Radical Parties Make Significant Gains in Greek Elections
May 8, 2012
By: Garrett Nada

On May 6, Greeks voted in an early election to select all 300 members of their legislature. Under the constitution, the election was not due to be held until 2013 but an agreement between parties was reached in November 2011 to form a coalition government to deal with economic crisis. The largest party, Pasok lost a significant number of seats in the election. It formally held 160 seats in the legislature but now holds only 41. Its coalition partner, New Democracy (ND) managed to gain 17 seats, for a total of 108. Despite this gain in seats, it actually lost support overall, garnering just 19 percent of the popular vote as compared to 33.5 percent in 2009. Additionally, without Pasok’s dominance it will have significantly less influence going forward. Both parties back the latest austerity package and bailout in order to remain in the Eurozone. They were unable to win leftwing support to form a coalition and therefore a repeat vote may take place on June 17.

According to Professor Dimitri Mardas of Aristotle University of Thessaloniki, Greek voters “punished” ND and Pasok. In a BBC op-ed he wrote:

The voters appear to have decided that they did not fulfill the expectations of both the poor and the middle classes. The two parties did not push for development with a search for growth, nor did they manage the debt.
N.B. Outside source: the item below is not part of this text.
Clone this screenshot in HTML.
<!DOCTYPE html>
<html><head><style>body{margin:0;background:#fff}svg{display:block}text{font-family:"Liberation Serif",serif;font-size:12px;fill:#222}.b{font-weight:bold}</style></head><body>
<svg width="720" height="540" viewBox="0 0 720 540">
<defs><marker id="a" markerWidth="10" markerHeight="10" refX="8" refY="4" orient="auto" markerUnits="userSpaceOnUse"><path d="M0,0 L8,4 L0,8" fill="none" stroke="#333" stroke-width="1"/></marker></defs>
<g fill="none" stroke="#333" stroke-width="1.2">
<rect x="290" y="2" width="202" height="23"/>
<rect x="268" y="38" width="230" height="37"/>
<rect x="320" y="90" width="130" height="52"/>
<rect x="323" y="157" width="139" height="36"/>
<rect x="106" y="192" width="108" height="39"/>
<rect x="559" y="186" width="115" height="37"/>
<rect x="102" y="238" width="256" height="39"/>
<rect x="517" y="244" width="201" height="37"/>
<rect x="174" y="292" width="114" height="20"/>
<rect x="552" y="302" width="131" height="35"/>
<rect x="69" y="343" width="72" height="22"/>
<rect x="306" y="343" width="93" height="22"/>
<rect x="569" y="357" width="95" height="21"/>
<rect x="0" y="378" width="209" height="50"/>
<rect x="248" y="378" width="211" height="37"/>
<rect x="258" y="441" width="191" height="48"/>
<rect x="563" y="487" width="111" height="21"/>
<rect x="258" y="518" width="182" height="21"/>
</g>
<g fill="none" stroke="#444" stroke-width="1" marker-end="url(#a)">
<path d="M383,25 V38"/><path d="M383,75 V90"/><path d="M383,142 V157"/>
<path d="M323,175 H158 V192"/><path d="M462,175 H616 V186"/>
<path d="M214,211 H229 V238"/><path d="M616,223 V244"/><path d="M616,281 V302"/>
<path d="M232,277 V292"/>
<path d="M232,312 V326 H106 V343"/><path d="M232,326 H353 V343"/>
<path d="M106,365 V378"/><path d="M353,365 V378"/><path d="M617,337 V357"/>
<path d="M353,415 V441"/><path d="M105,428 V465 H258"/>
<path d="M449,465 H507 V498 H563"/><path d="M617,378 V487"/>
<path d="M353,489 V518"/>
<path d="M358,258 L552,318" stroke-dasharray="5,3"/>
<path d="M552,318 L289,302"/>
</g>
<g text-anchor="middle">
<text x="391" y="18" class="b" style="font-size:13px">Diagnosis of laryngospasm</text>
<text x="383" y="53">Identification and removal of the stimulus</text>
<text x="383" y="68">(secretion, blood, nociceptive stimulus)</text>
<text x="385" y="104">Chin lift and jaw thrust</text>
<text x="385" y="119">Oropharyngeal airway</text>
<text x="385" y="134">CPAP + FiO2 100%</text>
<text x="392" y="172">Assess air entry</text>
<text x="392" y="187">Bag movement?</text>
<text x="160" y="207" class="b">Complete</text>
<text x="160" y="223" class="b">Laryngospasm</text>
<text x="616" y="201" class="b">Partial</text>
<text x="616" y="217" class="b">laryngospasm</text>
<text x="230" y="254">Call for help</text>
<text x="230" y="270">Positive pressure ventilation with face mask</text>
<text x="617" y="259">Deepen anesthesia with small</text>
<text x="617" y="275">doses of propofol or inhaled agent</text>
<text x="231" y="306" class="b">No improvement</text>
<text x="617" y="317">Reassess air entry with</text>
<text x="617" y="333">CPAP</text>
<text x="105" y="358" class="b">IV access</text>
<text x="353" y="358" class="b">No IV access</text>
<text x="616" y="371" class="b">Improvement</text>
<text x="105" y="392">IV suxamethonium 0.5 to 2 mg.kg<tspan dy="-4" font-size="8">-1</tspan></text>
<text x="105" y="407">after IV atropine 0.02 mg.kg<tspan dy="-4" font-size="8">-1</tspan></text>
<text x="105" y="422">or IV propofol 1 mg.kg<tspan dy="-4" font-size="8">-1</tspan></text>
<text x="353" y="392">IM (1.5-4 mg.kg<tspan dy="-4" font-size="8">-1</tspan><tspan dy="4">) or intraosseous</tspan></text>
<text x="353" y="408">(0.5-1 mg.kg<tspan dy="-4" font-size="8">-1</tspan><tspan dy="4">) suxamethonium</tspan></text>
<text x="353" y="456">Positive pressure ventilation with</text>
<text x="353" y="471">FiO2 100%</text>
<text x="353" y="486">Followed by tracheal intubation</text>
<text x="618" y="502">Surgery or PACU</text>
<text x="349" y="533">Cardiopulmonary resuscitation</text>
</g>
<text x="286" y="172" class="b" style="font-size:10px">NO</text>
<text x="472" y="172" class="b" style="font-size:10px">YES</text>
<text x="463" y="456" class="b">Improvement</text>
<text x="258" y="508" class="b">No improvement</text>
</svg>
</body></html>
They did not negotiate properly with the troika (the EU, IMF and ECB) and did not have a team with the strategy or knowledge that could have produced a better deal for Greece.
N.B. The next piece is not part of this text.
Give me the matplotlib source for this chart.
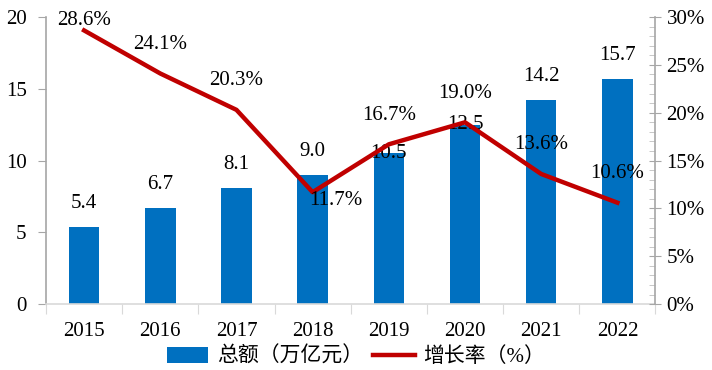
import matplotlib
matplotlib.use("Agg")
import matplotlib.pyplot as plt
from matplotlib.ticker import MultipleLocator, FuncFormatter
from matplotlib.patches import Patch
from matplotlib.lines import Line2D

plt.rcParams['font.family'] = ['Liberation Serif', 'Noto Sans CJK SC']

# 数据
years = ['2015', '2016', '2017', '2018', '2019', '2020', '2021', '2022']
total = [5.4, 6.7, 8.1, 9.0, 10.5, 12.5, 14.2, 15.7]
growth = [28.6, 24.1, 20.3, 11.7, 16.7, 19.0, 13.6, 10.6]
bar_name = '总额（万亿元）'
line_name = '增长率（%）'

blue = '#0070C0'
red = '#C00000'
fs = 15

fig = plt.figure(figsize=(7.12, 3.70), dpi=100)
ax = fig.add_axes([0.0646, 0.178, 0.856, 0.776])
x = list(range(len(years)))

ax.bar(x, total, width=0.4, color=blue, zorder=2)
ax.set_xlim(-0.5, len(years) - 0.5)
ax.set_ylim(0, 20)
ax.yaxis.set_major_locator(MultipleLocator(5))

# 类别分界刻度 + 年份标签
ax.set_xticks([i - 0.5 for i in range(len(years) + 1)])
ax.set_xticklabels([])
ax.set_xticks(x, minor=True)
ax.set_xticklabels(years, minor=True)
ax.tick_params(axis='x', which='major', length=7, color='#D9D9D9', direction='out')
ax.tick_params(axis='x', which='minor', length=0, pad=13, labelsize=fs)
ax.tick_params(axis='y', length=6, color='#A6A6A6', direction='out', labelsize=fs, pad=8)

for s in ['top', 'right']:
    ax.spines[s].set_visible(False)
ax.spines['left'].set_color('#A6A6A6')
ax.spines['bottom'].set_color('#D9D9D9')
ax.spines['left'].set_linewidth(1.2)
ax.spines['bottom'].set_linewidth(1.2)

# 柱标签
bar_off = [17, 17, 17, 17, 0, 0, 17, 17]
for xi, v, o in zip(x, total, bar_off):
    ax.annotate(f'{v:.1f}', (xi, v), xytext=(0, o), textcoords='offset points',
                ha='center', va='center', fontsize=fs, zorder=5)

# 右轴：增长率
ax2 = ax.twinx()
ax2.plot(x, growth, color=red, lw=3.2, zorder=3)
ax2.set_ylim(0, 30)
ax2.yaxis.set_major_locator(MultipleLocator(5))
ax2.yaxis.set_minor_locator(MultipleLocator(1))
ax2.yaxis.set_major_formatter(FuncFormatter(lambda v, p: f'{v:.0f}%'))
ax2.tick_params(axis='y', which='major', length=8, direction='inout', color='#A6A6A6',
                labelsize=fs, pad=4)
ax2.tick_params(axis='y', which='minor', length=4, direction='in', color='#BFBFBF')
for s in ['top', 'left', 'bottom']:
    ax2.spines[s].set_visible(False)
ax2.spines['right'].set_color('#A6A6A6')
ax2.spines['right'].set_linewidth(1.2)

line_off = [(0, 7), (0, 21), (0, 21), (17, -6), (0, 21), (0, 21), (0, 21), (0, 21)]
for xi, v, o in zip(x, growth, line_off):
    ax2.annotate(f'{v:.1f}%', (xi, v), xytext=o, textcoords='offset points',
                 ha='center', va='center', fontsize=fs, zorder=6)

handles = [Patch(facecolor=blue), Line2D([], [], color=red, lw=3.2)]
fig.legend(handles, [bar_name, line_name], loc='center', bbox_to_anchor=(0.5, 0.035),
           ncol=2, frameon=False, fontsize=fs, handlelength=2.0, handleheight=0.8,
           columnspacing=0.5, handletextpad=0.4)

fig.savefig('out.png', dpi=100)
Overall, about 70 percent of the legislature seats went to anti-austerity parties including Syriza, which surprised observers when it took second place in the election with 52 seats.  Alexis Tspiras, the party leader, said that his cabinet would reject “barbaric” austerity measures but Syriza was also unable to form a coalition. The results of a second round of voting could be very different given that only 65 percent of voters participated, an all-time low according to the Interior Ministry. According to the Financial Times, the youth vote may be important, given that jobless rates for workforce entrants have climbed to over 50 percent. Even after a new round of elections though, forming a coalition will still be difficult due to the polarized environment. On the far left of the political spectrum, the Communist Party (KKE) took 26 seats and on the far right, the neo-Nazi Golden Dawn party won 21 seats.

This is the first time that the Golden Dawn party has garnered enough votes to enter parliament. It won 7 percent of the popular vote, which means that some 750,000 Greeks voted for a party that openly identifies itself as neo-Nazi through its symbols, songs and xenophobic rhetoric. Greece’s small Jewish community of about 5,000 is treading lightly. During the Holocaust, 67,000 Jews (86 percent of the community) perished. For now, the Golden Dawn party has only targeted immigrants from America and the Balkan states, blaming them for taking jobs away from Greeks. In Europe, it is common for fascist or ultra-conservative parties to gain votes during times of economic austerity. According ELSTAT statistics service, currently, one in five Greeks is unemployed and as previously mentioned, about half of all youth are currently unemployed.
The economic crisis in Greece is now more serious due to the inability of either the right or left to form a coalition government. Since 2008, Greece’s economy has shrunk by about a fifth. This recession is the worst Greece has seen since World War II and it has been exacerbated by at least a decade of government overspending. The latest political delay could jeopardize the timetable for disbursement of Greece’s next loan tranche remaining from its second €174 billion bailout. According to the Financial Times, the European Union and the International Monetary Fund have warned that they will withhold further loan disbursements until the new parliament approves the medium-term bailout package. This will require significant, unpopular, cuts in the public employment sector and healthcare spending. If the next disbursement is delayed, the country (despite a recent transfer of €3.5 billion) may fail to pay salaries, pensions and debt commitments. Paying unemployment benefits will also be difficult. According to Reuters, since the unemployment rate is so high, more people are eligible for benefits than in the past. Around 600,000 jobs have been lost since 2008.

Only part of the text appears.